What you need to do - With the images removed, repeat the data below exactly.

Source code of charts:
-=-=-=-=-
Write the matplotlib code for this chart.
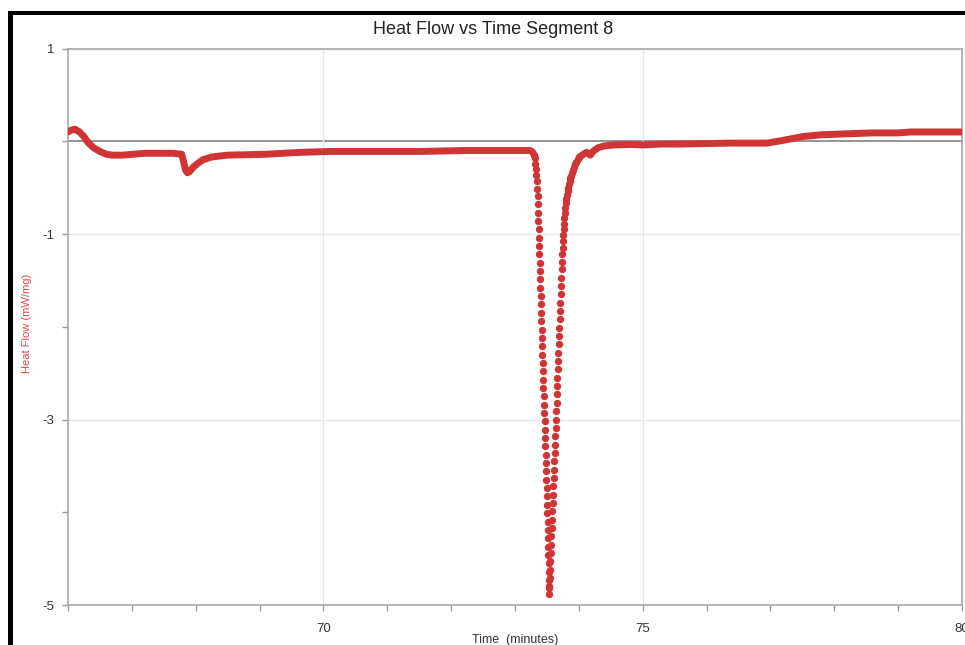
import matplotlib
matplotlib.use("Agg")
import matplotlib.pyplot as plt
from matplotlib.patches import Rectangle
from matplotlib.ticker import MultipleLocator, FixedLocator

plt.rcParams['font.family'] = ['Liberation Sans', 'DejaVu Sans']
plt.rcParams['axes.unicode_minus'] = False

# Data (time in minutes, heat flow in mW/mg)
# baseline before the melting peak, including the small dip near 67.9 min
time_pre = [66.00, 66.05, 66.11, 66.18, 66.25, 66.31, 66.40, 66.50, 66.60, 66.70,
            66.85, 67.02, 67.20, 67.44, 67.65, 67.78, 67.81, 67.84, 67.87, 67.90,
            67.96, 68.03, 68.11, 68.25, 68.49, 68.80, 69.10, 69.63, 70.10, 70.80,
            71.50, 72.20, 72.80, 73.10, 73.24, 73.28, 73.30]
flow_pre = [0.10, 0.12, 0.13, 0.10, 0.05, -0.01, -0.07, -0.11, -0.14, -0.15,
            -0.15, -0.14, -0.13, -0.13, -0.13, -0.14, -0.22, -0.31, -0.34, -0.33,
            -0.28, -0.24, -0.20, -0.17, -0.15, -0.145, -0.14, -0.12, -0.11, -0.11,
            -0.11, -0.10, -0.10, -0.10, -0.10, -0.12, -0.15]

# individual samples through the peak (visible as separate dots)
time_peak = [73.300, 73.310, 73.320, 73.328, 73.336, 73.342, 73.348, 73.354, 73.358, 73.362,
             73.366, 73.370, 73.374, 73.378, 73.382, 73.386, 73.390, 73.394, 73.398, 73.402,
             73.406, 73.410, 73.414, 73.418, 73.422, 73.426, 73.430, 73.434, 73.438, 73.442,
             73.446, 73.450, 73.454, 73.458, 73.462, 73.466, 73.470, 73.474, 73.478, 73.482,
             73.486, 73.490, 73.494, 73.498, 73.502, 73.506, 73.510, 73.514, 73.518, 73.521,
             73.524, 73.527, 73.530, 73.532, 73.534, 73.536,
             73.540, 73.545, 73.550, 73.555, 73.560, 73.565, 73.570, 73.575, 73.580, 73.585,
             73.590, 73.595, 73.600, 73.605, 73.610, 73.615, 73.620, 73.625, 73.630, 73.635,
             73.640, 73.645, 73.650, 73.655, 73.660, 73.665, 73.670, 73.675, 73.680, 73.685,
             73.690, 73.695, 73.700, 73.705, 73.710, 73.715, 73.720, 73.725, 73.730, 73.735,
             73.740, 73.745, 73.750, 73.756, 73.762, 73.768, 73.775, 73.782, 73.790, 73.798,
             73.806, 73.815, 73.825, 73.835, 73.845, 73.855, 73.865, 73.877, 73.890, 73.905,
             73.920, 73.940, 73.960, 73.985, 74.010]
flow_peak = [-0.15, -0.18, -0.24, -0.30, -0.36, -0.43, -0.51, -0.59, -0.68, -0.77,
             -0.86, -0.95, -1.04, -1.13, -1.22, -1.31, -1.40, -1.49, -1.58, -1.67,
             -1.76, -1.85, -1.94, -2.03, -2.12, -2.21, -2.30, -2.39, -2.48, -2.57,
             -2.66, -2.75, -2.84, -2.93, -3.02, -3.11, -3.20, -3.29, -3.38, -3.47,
             -3.56, -3.65, -3.74, -3.83, -3.92, -4.01, -4.10, -4.19, -4.28, -4.37,
             -4.46, -4.55, -4.64, -4.73, -4.82, -4.88,
             -4.80, -4.71, -4.62, -4.53, -4.44, -4.35, -4.26, -4.17, -4.08, -3.99,
             -3.90, -3.81, -3.72, -3.63, -3.54, -3.45, -3.36, -3.27, -3.18, -3.09,
             -3.00, -2.91, -2.82, -2.73, -2.64, -2.55, -2.46, -2.37, -2.28, -2.19,
             -2.10, -2.01, -1.92, -1.83, -1.74, -1.65, -1.56, -1.47, -1.38, -1.30,
             -1.22, -1.15, -1.08, -1.01, -0.95, -0.89, -0.83, -0.77, -0.72, -0.67,
             -0.62, -0.58, -0.54, -0.50, -0.46, -0.43, -0.40, -0.37, -0.34, -0.31,
             -0.28, -0.25, -0.22, -0.19, -0.17]

# baseline after the peak
time_post = [74.01, 74.05, 74.12, 74.18, 74.22, 74.30, 74.40, 74.55, 74.80, 75.00,
             75.30, 75.60, 76.00, 76.40, 76.95, 77.20, 77.50, 77.80, 78.20, 78.60,
             79.00, 79.20, 79.60, 80.00]
flow_post = [-0.17, -0.15, -0.12, -0.15, -0.11, -0.07, -0.05, -0.04, -0.035, -0.04,
             -0.03, -0.03, -0.025, -0.02, -0.02, 0.01, 0.05, 0.07, 0.08, 0.09,
             0.09, 0.10, 0.10, 0.10]

red = '#d03535'

fig = plt.figure(figsize=(9.65, 6.45), dpi=100)
W, H = 965, 645
ax = fig.add_axes([68 / W, 40 / H, 894 / W, 556.5 / H])

ax.axhline(0, color='#8c8c8c', lw=1.3, zorder=1)
ax.plot(time_pre, flow_pre, color=red, lw=5.0, solid_capstyle='round', zorder=3)
ax.plot(time_post, flow_post, color=red, lw=5.0, solid_capstyle='round', zorder=3)
ax.plot(time_peak, flow_peak, 'o', color=red, ms=5.3, mec='none', zorder=3)

ax.set_xlim(66, 80)
ax.set_ylim(-5, 1)
ax.xaxis.set_major_locator(FixedLocator([70, 75, 80]))
ax.xaxis.set_minor_locator(MultipleLocator(1))
ax.yaxis.set_major_locator(FixedLocator([1, -1, -3, -5]))
ax.yaxis.set_minor_locator(MultipleLocator(1))
ax.tick_params(which='both', direction='out', length=4, width=1, color='#9a9a9a')
ax.tick_params(axis='x', which='major', pad=9, labelsize=9.5, labelcolor='#333333')
ax.tick_params(axis='y', which='major', pad=6, labelsize=9.5, labelcolor='#333333')
ax.grid(True, which='major', color='#e6e6e6', lw=1, zorder=0)
for s in ax.spines.values():
    s.set_color('#a8a8a8')
    s.set_linewidth(1.2)

fig.text(493 / W, 1 - 30 / H, 'Heat Flow vs Time Segment 8', ha='center', va='center',
         fontsize=13, color='#222222')
fig.text(27 / W, 1 - 323 / H, 'Heat Flow (mW/mg)', rotation=90, ha='center', va='center',
         fontsize=8, color='#e04848')
fig.text(515 / W, 1 - 634 / H, 'Time  (minutes)', ha='center', va='top',
         fontsize=9, color='#333333')

# black screenshot border on the left and top
fig.add_artist(Rectangle((8 / W, 0), 5 / W, (H - 11) / H, transform=fig.transFigure,
                         color='black', lw=0))
fig.add_artist(Rectangle((8 / W, (H - 15) / H), (W - 8) / W, 4 / H, transform=fig.transFigure,
                         color='black', lw=0))

fig.savefig('out.png', dpi=100)
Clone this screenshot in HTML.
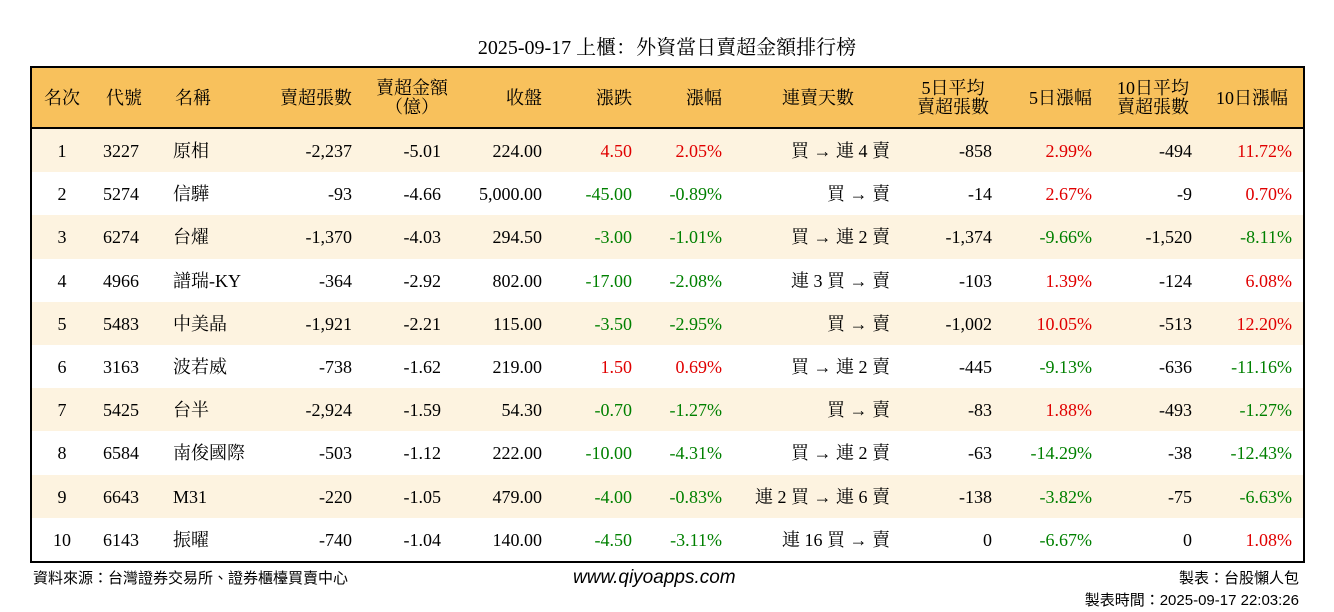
-=-=-=-=-
Correct answer -
Write the matplotlib code for this chart.
import matplotlib
matplotlib.use("Agg")
import matplotlib.pyplot as plt
from matplotlib.patches import Rectangle
from matplotlib.ticker import MultipleLocator, FixedLocator

plt.rcParams['font.family'] = ['Liberation Sans', 'DejaVu Sans']
plt.rcParams['axes.unicode_minus'] = False

# Data (time in minutes, heat flow in mW/mg)
# baseline before the melting peak, including the small dip near 67.9 min
time_pre = [66.00, 66.05, 66.11, 66.18, 66.25, 66.31, 66.40, 66.50, 66.60, 66.70,
            66.85, 67.02, 67.20, 67.44, 67.65, 67.78, 67.81, 67.84, 67.87, 67.90,
            67.96, 68.03, 68.11, 68.25, 68.49, 68.80, 69.10, 69.63, 70.10, 70.80,
            71.50, 72.20, 72.80, 73.10, 73.24, 73.28, 73.30]
flow_pre = [0.10, 0.12, 0.13, 0.10, 0.05, -0.01, -0.07, -0.11, -0.14, -0.15,
            -0.15, -0.14, -0.13, -0.13, -0.13, -0.14, -0.22, -0.31, -0.34, -0.33,
            -0.28, -0.24, -0.20, -0.17, -0.15, -0.145, -0.14, -0.12, -0.11, -0.11,
            -0.11, -0.10, -0.10, -0.10, -0.10, -0.12, -0.15]

# individual samples through the peak (visible as separate dots)
time_peak = [73.300, 73.310, 73.320, 73.328, 73.336, 73.342, 73.348, 73.354, 73.358, 73.362,
             73.366, 73.370, 73.374, 73.378, 73.382, 73.386, 73.390, 73.394, 73.398, 73.402,
             73.406, 73.410, 73.414, 73.418, 73.422, 73.426, 73.430, 73.434, 73.438, 73.442,
             73.446, 73.450, 73.454, 73.458, 73.462, 73.466, 73.470, 73.474, 73.478, 73.482,
             73.486, 73.490, 73.494, 73.498, 73.502, 73.506, 73.510, 73.514, 73.518, 73.521,
             73.524, 73.527, 73.530, 73.532, 73.534, 73.536,
             73.540, 73.545, 73.550, 73.555, 73.560, 73.565, 73.570, 73.575, 73.580, 73.585,
             73.590, 73.595, 73.600, 73.605, 73.610, 73.615, 73.620, 73.625, 73.630, 73.635,
             73.640, 73.645, 73.650, 73.655, 73.660, 73.665, 73.670, 73.675, 73.680, 73.685,
             73.690, 73.695, 73.700, 73.705, 73.710, 73.715, 73.720, 73.725, 73.730, 73.735,
             73.740, 73.745, 73.750, 73.756, 73.762, 73.768, 73.775, 73.782, 73.790, 73.798,
             73.806, 73.815, 73.825, 73.835, 73.845, 73.855, 73.865, 73.877, 73.890, 73.905,
             73.920, 73.940, 73.960, 73.985, 74.010]
flow_peak = [-0.15, -0.18, -0.24, -0.30, -0.36, -0.43, -0.51, -0.59, -0.68, -0.77,
             -0.86, -0.95, -1.04, -1.13, -1.22, -1.31, -1.40, -1.49, -1.58, -1.67,
             -1.76, -1.85, -1.94, -2.03, -2.12, -2.21, -2.30, -2.39, -2.48, -2.57,
             -2.66, -2.75, -2.84, -2.93, -3.02, -3.11, -3.20, -3.29, -3.38, -3.47,
             -3.56, -3.65, -3.74, -3.83, -3.92, -4.01, -4.10, -4.19, -4.28, -4.37,
             -4.46, -4.55, -4.64, -4.73, -4.82, -4.88,
             -4.80, -4.71, -4.62, -4.53, -4.44, -4.35, -4.26, -4.17, -4.08, -3.99,
             -3.90, -3.81, -3.72, -3.63, -3.54, -3.45, -3.36, -3.27, -3.18, -3.09,
             -3.00, -2.91, -2.82, -2.73, -2.64, -2.55, -2.46, -2.37, -2.28, -2.19,
             -2.10, -2.01, -1.92, -1.83, -1.74, -1.65, -1.56, -1.47, -1.38, -1.30,
             -1.22, -1.15, -1.08, -1.01, -0.95, -0.89, -0.83, -0.77, -0.72, -0.67,
             -0.62, -0.58, -0.54, -0.50, -0.46, -0.43, -0.40, -0.37, -0.34, -0.31,
             -0.28, -0.25, -0.22, -0.19, -0.17]

# baseline after the peak
time_post = [74.01, 74.05, 74.12, 74.18, 74.22, 74.30, 74.40, 74.55, 74.80, 75.00,
             75.30, 75.60, 76.00, 76.40, 76.95, 77.20, 77.50, 77.80, 78.20, 78.60,
             79.00, 79.20, 79.60, 80.00]
flow_post = [-0.17, -0.15, -0.12, -0.15, -0.11, -0.07, -0.05, -0.04, -0.035, -0.04,
             -0.03, -0.03, -0.025, -0.02, -0.02, 0.01, 0.05, 0.07, 0.08, 0.09,
             0.09, 0.10, 0.10, 0.10]

red = '#d03535'

fig = plt.figure(figsize=(9.65, 6.45), dpi=100)
W, H = 965, 645
ax = fig.add_axes([68 / W, 40 / H, 894 / W, 556.5 / H])

ax.axhline(0, color='#8c8c8c', lw=1.3, zorder=1)
ax.plot(time_pre, flow_pre, color=red, lw=5.0, solid_capstyle='round', zorder=3)
ax.plot(time_post, flow_post, color=red, lw=5.0, solid_capstyle='round', zorder=3)
ax.plot(time_peak, flow_peak, 'o', color=red, ms=5.3, mec='none', zorder=3)

ax.set_xlim(66, 80)
ax.set_ylim(-5, 1)
ax.xaxis.set_major_locator(FixedLocator([70, 75, 80]))
ax.xaxis.set_minor_locator(MultipleLocator(1))
ax.yaxis.set_major_locator(FixedLocator([1, -1, -3, -5]))
ax.yaxis.set_minor_locator(MultipleLocator(1))
ax.tick_params(which='both', direction='out', length=4, width=1, color='#9a9a9a')
ax.tick_params(axis='x', which='major', pad=9, labelsize=9.5, labelcolor='#333333')
ax.tick_params(axis='y', which='major', pad=6, labelsize=9.5, labelcolor='#333333')
ax.grid(True, which='major', color='#e6e6e6', lw=1, zorder=0)
for s in ax.spines.values():
    s.set_color('#a8a8a8')
    s.set_linewidth(1.2)

fig.text(493 / W, 1 - 30 / H, 'Heat Flow vs Time Segment 8', ha='center', va='center',
         fontsize=13, color='#222222')
fig.text(27 / W, 1 - 323 / H, 'Heat Flow (mW/mg)', rotation=90, ha='center', va='center',
         fontsize=8, color='#e04848')
fig.text(515 / W, 1 - 634 / H, 'Time  (minutes)', ha='center', va='top',
         fontsize=9, color='#333333')

# black screenshot border on the left and top
fig.add_artist(Rectangle((8 / W, 0), 5 / W, (H - 11) / H, transform=fig.transFigure,
                         color='black', lw=0))
fig.add_artist(Rectangle((8 / W, (H - 15) / H), (W - 8) / W, 4 / H, transform=fig.transFigure,
                         color='black', lw=0))

fig.savefig('out.png', dpi=100)
Clone this screenshot in HTML.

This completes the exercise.